So, last week, I asked everyone I encountered to tell me what he or she felt the worst pop song ever recorded was. Several songs came up repeatedly and, once I had five really bad songs to choose from, I asked people to pick the worst. The criteria were two-fold: the song had to have terrible lyrics and it had to have been sung terribly. I only considered songs that most everyone had heard and could more or less remember. Trying to come up with terrible songs proved to be a lot of fun although both my husband and my sister kept begging me to stop—they felt it was a sort of torture to have these songs wedged into their heads.
The five songs that made the short list of the worst pop song ever were:
Midnight at the Oasis by Maria Muldaur
Muskrat Love by the Captain & Tennille
Mandy by Barry Manilow
Loving You is Easy ‘Cause You’re Beautiful by Minnie Ripperton
Tie a Yellow Ribbon by Tony Orlando and Dawn
The winner—the loser song picked most often as the worst—was Muskrat Love by the Captain and Tennille. (The song was originally written and recorded by America, but was covered by the C and T.) It won due to its dreadful lyrics and complete unsingability.

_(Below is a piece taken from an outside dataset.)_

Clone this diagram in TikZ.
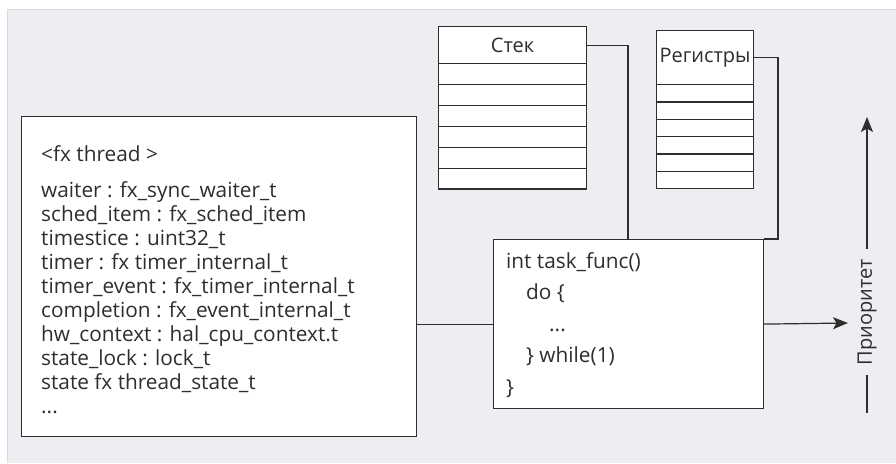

Loving You is Easy came in a close second and I have had to promise several people I won’t sing the lalalalala lalalalala lalalalalalalala doobiedoobiedoodo chorus to them ever again.
I am sure that there is a worse song out there somewhere (and if you know of one, let me know) but for now, Muskrat Suzy and Muskrat Sam’s lover’s tale is the worst pop song I know. Any song that brings to mind group muskrat sex is just wrong.

2 comments:
Hi Dabney. Hope you had a good summer.
I too remember some of the silly lyrics and bad music from our youth. There are two comments about Muskrat Love that are perhaps not apparent to the casual listener. The first is the historical significance of the muskrat, especially to French Canadian settlers in the Detroit River Valley area. In addition to pelts, muskrat were also a source of food. A traditional story (perhaps based on fact) is that the Catholic French Canadians petitioned the Vatican to allow the consumption of muskrat as fish on Fridays, a day of avoidance of meat. The association of the muskrat with French heritage is perhaps no greater anywhere than in my home town of Monroe, Michigan (formerly Frenchtown). The Monroe Yacht Club's annual muskrat dinner is a tradition that continues to this day. There were several restaurants in the area that served muskrat when I was there and perhaps still might. However, I can not say that I know what it tastes like for as a relative used to say, "We are from the branch of the French that knew enough not to eat rats." The town is now using it as a mascot (and this).
So, at least for some of us, the topic of muskrat love was not much of a stretch from the ordinary.
The second comment relates to imagery. Although the lyrics are silly, they are not overtly obscene or downright disgusting as some more recent song lyrics have been. Both for myself and my children, I prefer silly to raunchy. As for the music, well, what do you expect for muskrats?
Mike
My sister-in-law, Lee, has added "Do You Know Where You're Going To?" which is the theme from the Diana Ross movie "Mahogany."